In yesterday's Irish Times there was legal notice of the imminent fate of Chartbusters, the country's 2nd largest home entertainment retail outlet.
The purpose of the notice was to alert creditors that a petition for the winding up of the company was presented to the High Court on July 12. The petition will be heard on August 11.
This is the latest twist in the downward slide of the company's fortunes over the last few years. Its viability may have been dealt a final blow by the recent regulation of the tanning booth business into which the company had diversified.
Chartbusters went into examinership in early 2009 and the Judge overseeing the case, Mr Justice Peter Kelly, was highly critical of company founder Richard Murphy at the time, reportedly accusing him of "sharp practise" and "sleveenism" in his treatment of a major creditor who was seeking to have the company wound up.

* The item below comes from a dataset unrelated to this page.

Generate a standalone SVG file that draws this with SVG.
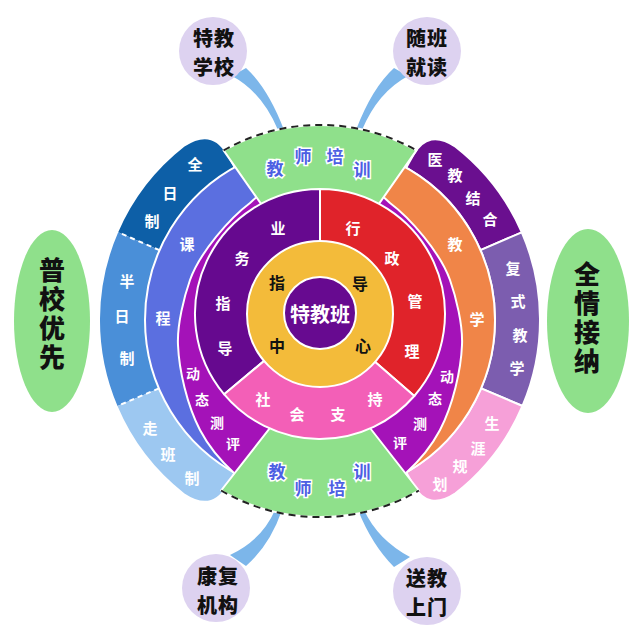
<svg xmlns="http://www.w3.org/2000/svg" width="640" height="640" viewBox="0 0 640 640">
<style>
text{font-family:"Noto Sans CJK SC","Noto Sans CJK JP",sans-serif;text-anchor:middle;dominant-baseline:central;font-weight:700}
.w{font-size:15px;fill:#fff}
.m{font-size:14px;fill:#fff}
.g{font-size:17px;fill:#4d5fe3;stroke:#fff;stroke-width:3;paint-order:stroke}
.k{font-size:16px;fill:#111}
.c{font-size:20px;fill:#fff}
.b{font-size:20px;fill:#111;font-weight:900;letter-spacing:1px}
.e{font-size:26px;fill:#111;font-weight:900;writing-mode:vertical-rl;text-orientation:upright;letter-spacing:3px}
.ws{stroke:#fff;stroke-width:2;stroke-linejoin:round}
.dash{fill:none;stroke:#222;stroke-width:2;stroke-dasharray:7 5}
.wd{fill:none;stroke:#fff;stroke-width:2;stroke-dasharray:5 4}
.tail{fill:#7cb6ea}
.bub{fill:#ddd2f0}
.ell{fill:#8fe08b}
</style>
<rect width="640" height="640" fill="#fff"/>

<g id="connectors">
<path class="tail" d="M232,76 Q262,92 278,130 L284,130 Q268,88 246,68 Z"/>
<path class="tail" d="M408,76 Q378,92 362,130 L356,130 Q372,88 394,68 Z"/>
<path class="tail" d="M275,510 Q262,540 230,555 L246,566 Q270,545 282,510 Z"/>
<path class="tail" d="M358,510 Q372,545 394,567 L410,557 Q378,540 364,510 Z"/>
</g>

<g id="outer-left">
<path fill="#0d5fa7" d="M118.2,232.3 A220,220 0 0 1 184.5,146.6 Q211.7,128.5 226.4,154.6 L233.8,167.7 A175,175 0 0 0 159.5,250.2 Z"/>
<path fill="#4a8fd8" d="M117.5,406 A220,220 0 0 1 118.2,232.3 L159.5,250.2 A175,175 0 0 0 158.9,388.4 Z"/>
<path fill="#9dc8f1" d="M184.5,493.4 A220,220 0 0 1 117.5,406 L158.9,388.4 A175,175 0 0 0 233.8,472.3 L226.4,485.4 Q211.7,511.5 184.5,493.4 Z"/>
<path class="wd" d="M159.5,250.2 L118.2,232.3 M158.9,388.4 L117.5,406"/>
</g>

<g id="outer-right">
<path class="ws" fill="#6a0f8f" d="M521.8,232.3 A220,220 0 0 0 455.5,146.6 Q428.3,128.5 413.6,154.6 L406.2,167.7 A175,175 0 0 1 480.5,250.2 Z"/>
<path class="ws" fill="#7c5daf" d="M522.5,406 A220,220 0 0 0 521.8,232.3 L480.5,250.2 A175,175 0 0 1 481.1,388.4 Z"/>
<path class="ws" fill="#f6a0d8" d="M455.5,493.4 A220,220 0 0 0 522.5,406 L481.1,388.4 A175,175 0 0 1 406.2,472.3 L413.6,485.4 Q428.3,511.5 455.5,493.4 Z"/>
</g>

<g id="course-teach">
<path class="ws" fill="#5b6fe0" d="M320,320 L240.5,164.1 A175,175 0 0 0 240.5,475.9 Z"/>
<path class="ws" fill="#f08548" d="M320,320 L399.5,164.1 A175,175 0 0 1 399.5,475.9 Z"/>
</g>

<g id="assessment">
<path class="ws" fill="#a412b8" d="M262,192 L250,203 C230,218 200,252 190,280 C184,297 177,325 178,345 C179,370 187,405 200,430 C210,449 222,462 234,473 L270,500 L370,500 L406,473 C418,462 430,449 440,430 C453,405 461,370 462,345 C463,325 456,297 450,280 C440,252 410,218 390,203 L378,192 Z"/>
</g>

<g id="training-top">
<path class="ws" fill="#8fe08b" d="M320,288 L223.6,150.4 A195,195 0 0 1 416.4,150.4 Z"/>
<path class="dash" d="M223.6,150.4 A195,195 0 0 1 416.4,150.4"/>
</g>
<g id="training-bottom">
<path class="ws" fill="#8fe08b" d="M320,364 L221.1,490.5 A197,197 0 0 0 418.9,490.5 Z"/>
<path class="dash" d="M221.1,490.5 A197,197 0 0 0 418.9,490.5"/>
</g>

<g id="inner-ring">
<path class="ws" fill="#66098f" d="M320,314 L224.2,394.3 A125,125 0 0 1 320,189 Z"/>
<path class="ws" fill="#e0232a" d="M320,314 L320,189 A125,125 0 0 1 414.3,396 Z"/>
<path class="ws" fill="#f35fb7" d="M320,314 L414.3,396 A125,125 0 0 1 224.2,394.3 Z"/>
</g>
<g id="guidance-center">
<circle class="ws" cx="320" cy="314" r="73" fill="#f3bb3a"/>
</g>
<g id="special-class">
<circle class="ws" cx="320" cy="313" r="36" fill="#670a90"/>
<text class="c" x="320" y="313">特教班</text>
</g>

<g id="labels">
<text class="w" x="195" y="163">全</text><text class="w" x="170" y="192">日</text><text class="w" x="152" y="220">制</text>
<text class="w" x="127" y="280">半</text><text class="w" x="122" y="315">日</text><text class="w" x="127" y="357">制</text>
<text class="w" x="150" y="427">走</text><text class="w" x="168" y="453">班</text><text class="w" x="192" y="477">制</text>
<text class="w" x="435" y="158">医</text><text class="w" x="455" y="174">教</text><text class="w" x="473" y="197">结</text><text class="w" x="490" y="218">合</text>
<text class="w" x="513" y="267">复</text><text class="w" x="518" y="300">式</text><text class="w" x="520" y="334">教</text><text class="w" x="517" y="367">学</text>
<text class="w" x="492" y="422">生</text><text class="w" x="478" y="447">涯</text><text class="w" x="460" y="465">规</text><text class="w" x="440" y="483">划</text>
<text class="w" x="187" y="243">课</text><text class="w" x="163" y="317">程</text>
<text class="w" x="455" y="243">教</text><text class="w" x="477" y="318">学</text>
<text class="m" x="193" y="373">动</text><text class="m" x="202" y="399">态</text><text class="m" x="217" y="422">测</text><text class="m" x="233" y="443">评</text>
<text class="m" x="447" y="376">动</text><text class="m" x="435" y="398">态</text><text class="m" x="420" y="423">测</text><text class="m" x="400" y="442">评</text>
<text class="g" x="275" y="167">教</text><text class="g" x="303" y="155">师</text><text class="g" x="335" y="155">培</text><text class="g" x="362" y="168">训</text>
<text class="g" x="277" y="470">教</text><text class="g" x="303" y="487">师</text><text class="g" x="337" y="487">培</text><text class="g" x="362" y="470">训</text>
<text class="w" x="278" y="227">业</text><text class="w" x="242" y="257">务</text><text class="w" x="223" y="302">指</text><text class="w" x="225" y="347">导</text>
<text class="w" x="353" y="227">行</text><text class="w" x="392" y="257">政</text><text class="w" x="415" y="300">管</text><text class="w" x="412" y="350">理</text>
<text class="w" x="263" y="398">社</text><text class="w" x="297" y="413">会</text><text class="w" x="338" y="413">支</text><text class="w" x="375" y="398">持</text>
<text class="k" x="277" y="282">指</text><text class="k" x="360" y="283">导</text><text class="k" x="277" y="345">中</text><text class="k" x="363" y="345">心</text>
</g>

<g id="bubble-special-school">
<circle class="bub" cx="213" cy="51" r="34"/>
<text class="b" x="214" y="37">特教</text><text class="b" x="214" y="66">学校</text>
</g>
<g id="bubble-inclusion">
<circle class="bub" cx="427" cy="51" r="34"/>
<text class="b" x="427" y="37">随班</text><text class="b" x="427" y="66">就读</text>
</g>
<g id="bubble-rehab">
<circle class="bub" cx="216" cy="588" r="34"/>
<text class="b" x="218" y="575">康复</text><text class="b" x="218" y="604">机构</text>
</g>
<g id="bubble-home">
<circle class="bub" cx="427" cy="591" r="34"/>
<text class="b" x="427" y="577">送教</text><text class="b" x="427" y="606">上门</text>
</g>

<g id="ellipse-left">
<ellipse class="ell" cx="52" cy="321" rx="38" ry="91"/>
<text class="e" x="52" y="315">普校优先</text>
</g>
<g id="ellipse-right">
<ellipse class="ell" cx="588" cy="321" rx="41" ry="92"/>
<text class="e" x="587" y="319">全情接纳</text>
</g>
</svg>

The company had 37 stores and employed 267 people at the time of the examinership while creditors were then owed a total of €19.8m. The restructured Chartbusters was intending to retrench with the 20 outlets said to be operating profitably at the time. A year and a half later it looks as if that has not worked.
The whole area of home entertainment has been undergoing a major shift over the last few years. The mass market retail rental model that first bloomed on the streets of our cities and towns with VHS tape and then gaming is possibly coming to the natural end of its existence.
Here as elsewhere people's attention, particularly that of the under-thirties, has shifted to the online sphere, whether it be video on demand, DVD purchase, online gaming or illegal streaming. And the older demographic has shifted either to satelite viewing or the many DVD-by-post options.
While some of the niche outlets may survive, 'Going down the video-shop' is fast becoming a thing of the past. Like the cassette tape, only quicker.